Thanks. Since for right now and all of my batteries are the same polarity, when I get my new charger, I will tape off the system board sockets.
 

jack0987

Member
Yes try a different charger. This would be good for you and hopefully work.

Actually, I may go to using button top batteries since they are polarized and get a charger for them.

I see them at various mA hours. With the 18650 type, most are at about 3200 mAh but one is at about 9000 mAh. That is quite a difference.

Are the numbers real?
 

Nigel Goodwin

Super Moderator
Most Helpful Member
Actually, I may go to using button top batteries since they are polarized and get a charger for them.

I see them at various mA hours. With the 18650 type, most are at about 3200 mAh but one is at about 9000 mAh. That is quite a difference.

Are the numbers real?

No, the 3200 one 'may' be fairly close, but usually they are about 2600 for that size of battery - certainly the branded Samsung ones we buy at work are only 2600 mAh.

I've got some at home that are listed as 4000 mAh - although I'm dubious about that claim, but they are probably higher than 2600 mAh - as they are physically slightly larger than 18650's (so won't fit in 18650 battery holders, or anywhere that space is tight).
 

jack0987

Member
No, the 3200 one 'may' be fairly close, but usually they are about 2600 for that size of battery - certainly the branded Samsung ones we buy at work are only 2600 mAh.

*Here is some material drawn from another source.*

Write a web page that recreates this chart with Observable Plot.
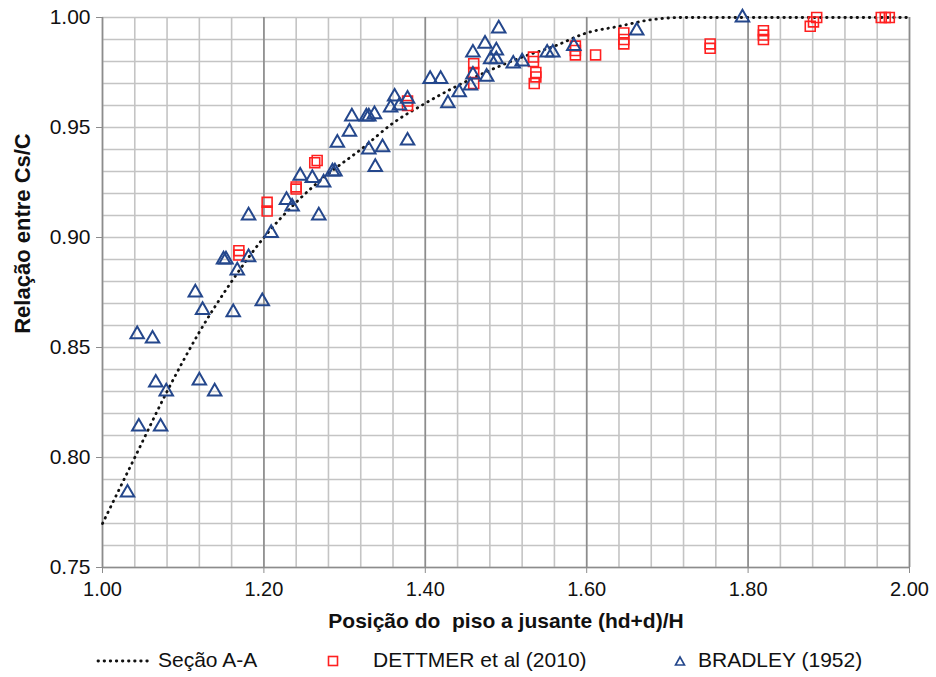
<!DOCTYPE html>
<html><head><meta charset="utf-8">
<script src="https://cdn.jsdelivr.net/npm/d3@7"></script>
<script src="https://cdn.jsdelivr.net/npm/@observablehq/plot@0.6"></script>
<style>
body{margin:0;background:#fff;font-family:"Liberation Sans",Arial,sans-serif;}
#legend{position:relative;width:936px;height:37px;font-size:21px;color:#111;}
#legend .it{position:absolute;top:8px;white-space:nowrap;}
#legend svg{position:absolute;}
</style>
</head><body>
<div id="chart"></div>
<div id="legend"></div>
<script>
// Seção A-A (dotted curve)
const secaoX = [1.00,1.04,1.08,1.12,1.16,1.20,1.24,1.28,1.32,1.36,1.40,1.44,1.48,1.52,1.56,1.60,1.64,1.68,1.72,1.80,1.90,2.00];
const secaoY = [0.770,0.800,0.830,0.857,0.880,0.900,0.916,0.929,0.940,0.952,0.961,0.969,0.976,0.982,0.987,0.993,0.996,0.999,1.000,1.000,1.000,1.000];
// DETTMER et al (2010)
const dettmerX = [1.169,1.169,1.204,1.204,1.240,1.240,1.263,1.266,1.378,1.378,1.460,1.460,1.460,1.534,1.534,1.537,1.537,1.535,1.586,1.586,1.586,1.611,1.646,1.646,1.646,1.753,1.753,1.819,1.819,1.819,1.877,1.881,1.885,1.965,1.970,1.975];
const dettmerY = [0.894,0.892,0.916,0.912,0.923,0.922,0.934,0.935,0.962,0.960,0.979,0.975,0.970,0.982,0.980,0.975,0.973,0.970,0.987,0.985,0.983,0.983,0.993,0.990,0.988,0.988,0.986,0.994,0.992,0.990,0.996,0.998,1.000,1.000,1.000,1.000];
// BRADLEY (1952)
const bradleyX = [1.031,1.043,1.045,1.062,1.066,1.072,1.079,1.115,1.120,1.124,1.139,1.150,1.153,1.162,1.167,1.181,1.181,1.198,1.209,1.228,1.235,1.245,1.260,1.268,1.274,1.285,1.288,1.291,1.306,1.309,1.327,1.330,1.337,1.330,1.347,1.338,1.357,1.362,1.368,1.378,1.378,1.406,1.419,1.428,1.442,1.456,1.459,1.459,1.474,1.476,1.481,1.488,1.488,1.491,1.509,1.520,1.551,1.558,1.584,1.662,1.793];
const bradleyY = [0.784,0.856,0.814,0.854,0.834,0.814,0.830,0.875,0.835,0.867,0.830,0.890,0.890,0.866,0.885,0.910,0.891,0.871,0.902,0.917,0.914,0.928,0.927,0.910,0.925,0.930,0.930,0.943,0.948,0.955,0.955,0.955,0.956,0.940,0.941,0.932,0.959,0.964,0.960,0.963,0.944,0.972,0.972,0.961,0.966,0.969,0.974,0.984,0.988,0.973,0.981,0.981,0.985,0.995,0.979,0.980,0.984,0.984,0.987,0.994,1.000];
// tick labels
const xTicks = [1.00,1.20,1.40,1.60,1.80,2.00];
const yTicks = [0.75,0.80,0.85,0.90,0.95,1.00];
const xLabel = "Posição do  piso a jusante (hd+d)/H";
const yLabel = "Relação entre Cs/C";
const legendNames = ["Seção A-A","DETTMER et al (2010)","BRADLEY (1952)"];

const secao = secaoX.map((x,i)=>({x, y: secaoY[i]}));
const dettmer = dettmerX.map((x,i)=>({x, y: dettmerY[i]}));
const bradley = bradleyX.map((x,i)=>({x, y: bradleyY[i]}));
const xMinor = d3.range(0, 26).map(i => 1 + i*0.04);
const yMinor = d3.range(0, 26).map(i => 0.75 + i*0.01);

const red = "#ff2020", blue = "#24478c";
const chart = Plot.plot({
  width: 936, height: 640,
  marginLeft: 102, marginRight: 27, marginTop: 17, marginBottom: 73,
  style: {fontFamily: '"Liberation Sans", Arial, sans-serif', fontSize: "21px", color: "#111", overflow: "visible"},
  x: {domain: [1, 2]},
  y: {domain: [0.75, 1]},
  marks: [
    Plot.ruleX(xMinor, {stroke: "#c4c4c4", strokeWidth: 1.6}),
    Plot.ruleY(yMinor, {stroke: "#c4c4c4", strokeWidth: 1.6}),
    Plot.ruleX(xTicks, {stroke: "#8c8c8c", strokeWidth: 1.6}),
    Plot.ruleY([0.75], {stroke: "#8c8c8c", strokeWidth: 1.6}),
    Plot.axisX({ticks: xTicks, tickFormat: d => d.toFixed(2), tickSize: 6, tickPadding: 8, stroke: "#8c8c8c", label: null, fontSize: 20}),
    Plot.axisY({ticks: yTicks, tickFormat: d => d.toFixed(2), tickSize: 6, tickPadding: 6, stroke: "#8c8c8c", label: null, fontSize: 21}),
    Plot.line(secao, {x: "x", y: "y", curve: "monotone-x", stroke: "#111", strokeWidth: 2.8, strokeDasharray: "0.5,5.6", strokeLinecap: "round"}),
    Plot.dot(dettmer, {x: "x", y: "y", symbol: "square", r: 5.6, stroke: red, strokeWidth: 1.6, fill: "none"}),
    Plot.dot(bradley, {x: "x", y: "y", symbol: "triangle", r: 5, stroke: blue, strokeWidth: 2, fill: "none"}),
    Plot.text([xLabel], {frameAnchor: "bottom", dy: 60, fontWeight: "bold", fontSize: 21, fill: "#111"}),
    Plot.text([yLabel], {x: 1, y: 0.9, textAnchor: "middle", dx: -80, dy: -4, rotate: -90, fontWeight: "bold", fontSize: 22, fill: "#111"})
  ]
});
document.getElementById("chart").appendChild(chart);

const lg = document.getElementById("legend");
lg.innerHTML = `
<svg style="left:96px;top:18px" width="56" height="6"><line x1="2" y1="3" x2="54" y2="3" stroke="#111" stroke-width="2.8" stroke-dasharray="0.5,5.6" stroke-linecap="round"/></svg>
<span class="it" style="left:158px">${legendNames[0]}</span>
<svg style="left:327px;top:15px" width="12" height="12"><rect x="1.5" y="1.5" width="9" height="9" fill="none" stroke="${red}" stroke-width="1.6"/></svg>
<span class="it" style="left:373px">${legendNames[1]}</span>
<svg style="left:674px;top:15px" width="12" height="12"><path d="M6,2 L10.5,10 L1.5,10 Z" fill="none" stroke="${blue}" stroke-width="1.6"/></svg>
<span class="it" style="left:698px">${legendNames[2]}</span>`;
</script>
</body></html>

I've got some at home that are listed as 4000 mAh - although I'm dubious about that claim, but they are probably higher than 2600 mAh - as they are physically slightly larger than 18650's (so won't fit in 18650 battery holders, or anywhere that space is tight).

Got it. Thanks so much.
 

danadak

Active Member
I'd change all connectors to one standard, polarised type - eg. XC30 for something small like that.

If you cannot change the connection on whatever the battery is used with, use a short JST cable to an XC30 plug and leave that connected to the device.

(You cannot add diodes without messing up the charge voltage, on a fixed voltage charger. It would need an electronic sense circuit and relay, or something similar).
If you could find the charge sense line and connect it downstream of a
polarity protection diode that might work.


Regards, Dana.
 

Lax Luthier

New Member
I'd change all connectors to one standard, polarised type - eg. XC30 for something small like that.

If you cannot change the connection on whatever the battery is used with, use a short JST cable to an XC30 plug and leave that connected to the device.

(You cannot add diodes without messing up the charge voltage, on a fixed voltage charger. It would need an electronic sense circuit and relay, or something similar).
You could protect the circuitry with a diode connected reverse polarity from the + conductor to to ground, and a fuse in series with the + connector. A reverse polarity input would blow the fuse (which needs to be sized for current and speed). Shouldn't be too difficult to calculate.